Scare me. Please.
Posted by Charlie Trotter on December 15th, 2008
OK, I need some candid information from the credit union and financial industry braintrust that reads this blog.
The Economy is doing some pretty squirrelly stuff right now. Politics aside, the Bailouts seem to only be prolonging the inevitable. Surely there are some of you CU folks with greater insight into this mess. How bad is it going to get? For real. And I’m not asking you to tell just me.
CUs seem to be the only financial institutions left that have any trust. How are you using that trust to prepare people for what may come: very hard times? I hear people on TV saying Obama & Co. can turn it around. Super. I really hope they can. I’m rooting for them so hard. But I hear other people burying 20-pound bags of rice in their backyard, and these are NOT the usual crazies whose inane babbling is easy to write off, they are people whom I respect, sharp, sane, wise.
It seems like a great opportunity (responsibility?) for CUs to come out and say, “Here’s how you can act now to keep it from going bad.” Or “Candidly, it is going to get pretty hairy for a lot of people, so here are some practical ways you can prepare to weather it well.”
And I’m not talking about re-explaining “freer checking”, I’m talking about getting real with people about what they can do to prepare for what might be harder times than our country has ever seen. If CUs are truly dedicated to their communities this seems like a great time to commit to being about the “whole man”, to really being in this thing together.

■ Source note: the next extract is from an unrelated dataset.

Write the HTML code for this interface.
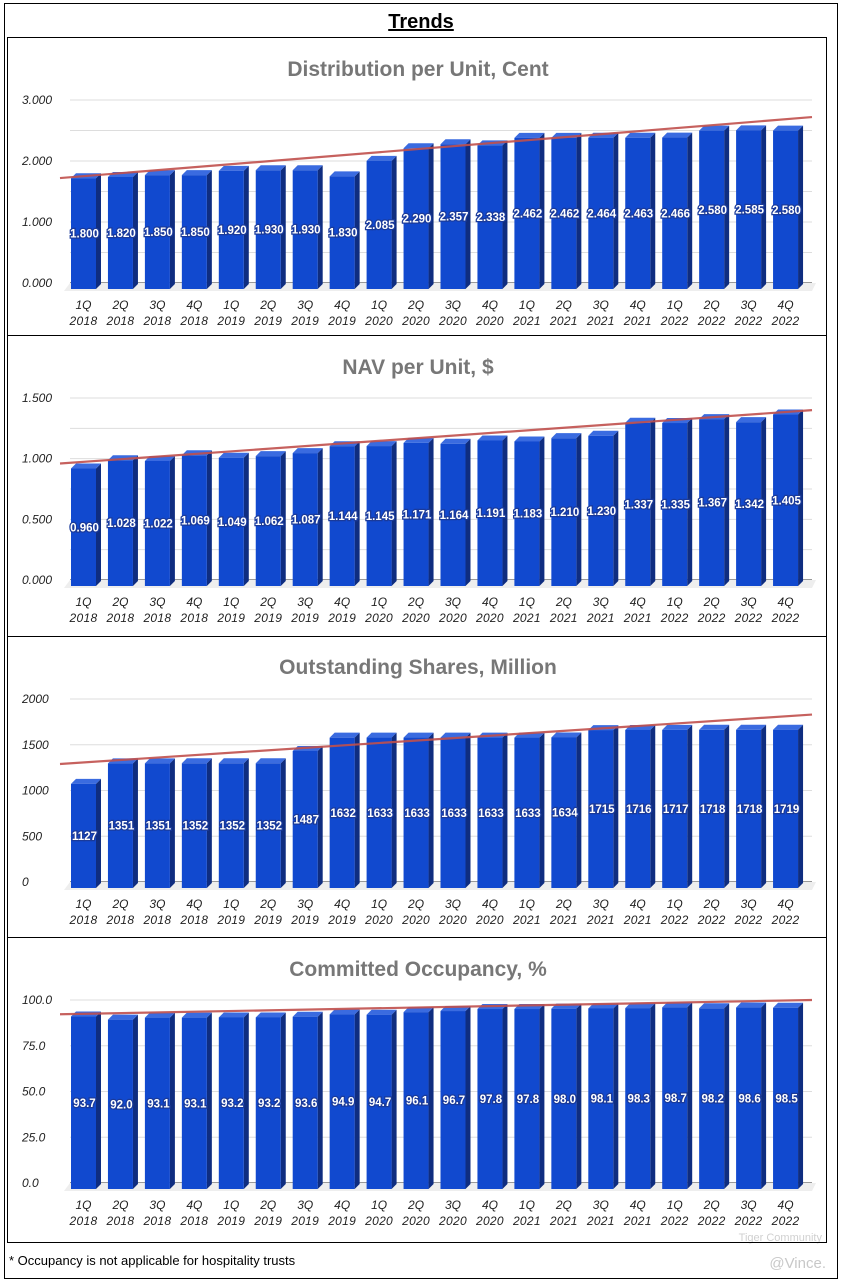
<!DOCTYPE html>
<html><head><meta charset="utf-8"><style>
body{margin:0;background:#fff;width:841px;height:1283px;overflow:hidden}
svg{display:block;font-family:"Liberation Sans",Arial,sans-serif}
</style></head><body>
<svg id="s" width="841" height="1283">
<rect x="4.5" y="3.5" width="833" height="1275" fill="none" stroke="#000"/>
<text x="421" y="28" text-anchor="middle" font-size="20" font-weight="bold" text-decoration="underline">Trends</text>
<text x="9" y="1265" font-size="13">* Occupancy is not applicable for hospitality trusts</text>
<text x="826" y="1268" text-anchor="end" font-size="15" fill="#c8c8c8">@Vince.</text>
<text x="822" y="1241" text-anchor="end" font-size="11" fill="#d0d0d0">Tiger Community</text>
</svg>
<script>
const categories=["1Q 2018","2Q 2018","3Q 2018","4Q 2018","1Q 2019","2Q 2019","3Q 2019","4Q 2019","1Q 2020","2Q 2020","3Q 2020","4Q 2020","1Q 2021","2Q 2021","3Q 2021","4Q 2021","1Q 2022","2Q 2022","3Q 2022","4Q 2022"];
const dpuValues=[1.800,1.820,1.850,1.850,1.920,1.930,1.930,1.830,2.085,2.290,2.357,2.338,2.462,2.462,2.464,2.463,2.466,2.580,2.585,2.580];
const navValues=[0.960,1.028,1.022,1.069,1.049,1.062,1.087,1.144,1.145,1.171,1.164,1.191,1.183,1.210,1.230,1.337,1.335,1.367,1.342,1.405];
const sharesValues=[1127,1351,1351,1352,1352,1352,1487,1632,1633,1633,1633,1633,1633,1634,1715,1716,1717,1718,1718,1719];
const occValues=[93.7,92.0,93.1,93.1,93.2,93.2,93.6,94.9,94.7,96.1,96.7,97.8,97.8,98.0,98.1,98.3,98.7,98.2,98.6,98.5];
const dpuTicks=["0.000","1.000","2.000","3.000"];
const navTicks=["0.000","0.500","1.000","1.500"];
const sharesTicks=["0","500","1000","1500","2000"];
const occTicks=["0.0","25.0","50.0","75.0","100.0"];
const dpuTrend=[1.72,2.72];const navTrend=[0.96,1.40];const sharesTrend=[1290,1830];const occTrend=[92.2,100.0];
const NS="http://www.w3.org/2000/svg";const svg=document.getElementById('s');
function el(t,a,p){const e=document.createElementNS(NS,t);for(const k in a)e.setAttribute(k,a[k]);(p||svg).appendChild(e);return e;}
const panels=[
 {top:37,bot:335,title:"Distribution per Unit, Cent",ty:76,y0:283,y1:100,max:3,vals:dpuValues,ticks:dpuTicks,trend:dpuTrend,fmt:v=>v.toFixed(3),minor:6,name:'dpu'},
 {top:335,bot:636,title:"NAV per Unit, $",ty:374,y0:580,y1:398,max:1.5,vals:navValues,ticks:navTicks,trend:navTrend,fmt:v=>v.toFixed(3),minor:6,name:'nav'},
 {top:636,bot:937,title:"Outstanding Shares, Million",ty:674,y0:882,y1:699,max:2000,vals:sharesValues,ticks:sharesTicks,trend:sharesTrend,fmt:v=>String(v),minor:4,name:'shares'},
 {top:937,bot:1242,title:"Committed Occupancy, %",ty:976,y0:1183,y1:1000,max:100,vals:occValues,ticks:occTicks,trend:occTrend,fmt:v=>v.toFixed(1),minor:4,name:'occupancy'}];
const n=categories.length,x0=71,pitch=36.95,bw=25,dep=5;
panels.forEach(p=>{
 const g=el('g',{});
 
 
 const r=el('rect',{x:7.5,y:p.top+0.5,width:819,height:p.bot-p.top,fill:'none',stroke:'#000'},g);
 
 
 const t=el('text',{x:418,y:p.ty,'text-anchor':'middle','font-size':21,'font-weight':'bold',fill:'#777'},g);t.textContent=p.title;
 
 
 const Y=v=>p.y0-(v/p.max)*(p.y0-p.y1);
 const X=i=>x0+i*pitch;
 for(let k=0;k<=p.minor;k++){const yy=p.y1+k*(p.y0-p.y1)/p.minor;el('line',{x1:70,x2:812,y1:yy,y2:yy,stroke:k==p.minor?'#333':'#ddd','stroke-width':1},g);}
 el('polygon',{points:`${64},${p.y0+8} ${812},${p.y0+8} ${816},${p.y0} ${70},${p.y0}`,fill:'#eee'},g);
 p.ticks.forEach((tk,k)=>{const yy=p.y0-k*(p.y0-p.y1)/(p.ticks.length-1);const tt=el('text',{x:22,y:yy+4,'font-size':12,'font-style':'italic',fill:'#222'},g);tt.textContent=tk;
 
 });
 for(let i=0;i<n;i++){
  const v=p.vals[i],x=X(i),yt=Y(v)+dep,yb=p.y0+6;
  const b=el('g',{},g);
  
  
  el('polygon',{points:`${x+bw},${yt} ${x+bw+dep},${yt-dep} ${x+bw+dep},${yb-dep} ${x+bw},${yb}`,fill:'#0f2d80'},b);
  el('polygon',{points:`${x},${yt} ${x+dep},${yt-dep} ${x+bw+dep},${yt-dep} ${x+bw},${yt}`,fill:'#3a6be0'},b);
  el('rect',{x:x,y:yt,width:bw,height:yb-yt,fill:'#1149cf'},b);
  const lb=el('text',{x:x+bw/2+1,y:(yt+yb)/2+4,'text-anchor':'middle','font-size':11.5,'font-weight':'bold',fill:'#fff',stroke:'#1a3a9a','stroke-width':2.5,'paint-order':'stroke'},b);lb.textContent=p.fmt(v);
  
  
  const [q,yr]=categories[i].split(' ');
  const c1=el('text',{x:x+bw/2,y:p.y0+26,'text-anchor':'middle','font-size':12,'font-style':'italic',fill:'#222'},g);c1.textContent=q;
  
  
  const c2=el('text',{x:x+bw/2,y:p.y0+42,'text-anchor':'middle','font-size':12,'font-style':'italic',fill:'#222','letter-spacing':'0.3'},g);c2.textContent=yr;
  
  
 }
 const tl=el('line',{x1:60,x2:812,y1:Y(p.trend[0]),y2:Y(p.trend[1]),stroke:'#c0504d','stroke-width':2.2,opacity:0.9},g);
 
 
});
</script>
</body></html>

People are looking straight answers. If you know something that will scare them – and I mean scare the living tootsie rolls out of them – will you tell them? Then, will you tell them how to do something about it? If you do, if you are on the level with people in ways no one else will be, then, when it does swing back around, they will never forget who kept their trust, who helped their families by saying some hard, scary things, then helped them process those things sanely. And they will remember it a lot longer than that free iPod.
Jeff has been talking about word-of-mouth in his last two posts (with more to come). But word-of-mouth doesn’t just happen when your members are happy with your services, it also happens when people are scared.
So, please, tell me what you know, then tell me how you are going to tell your members the same thing.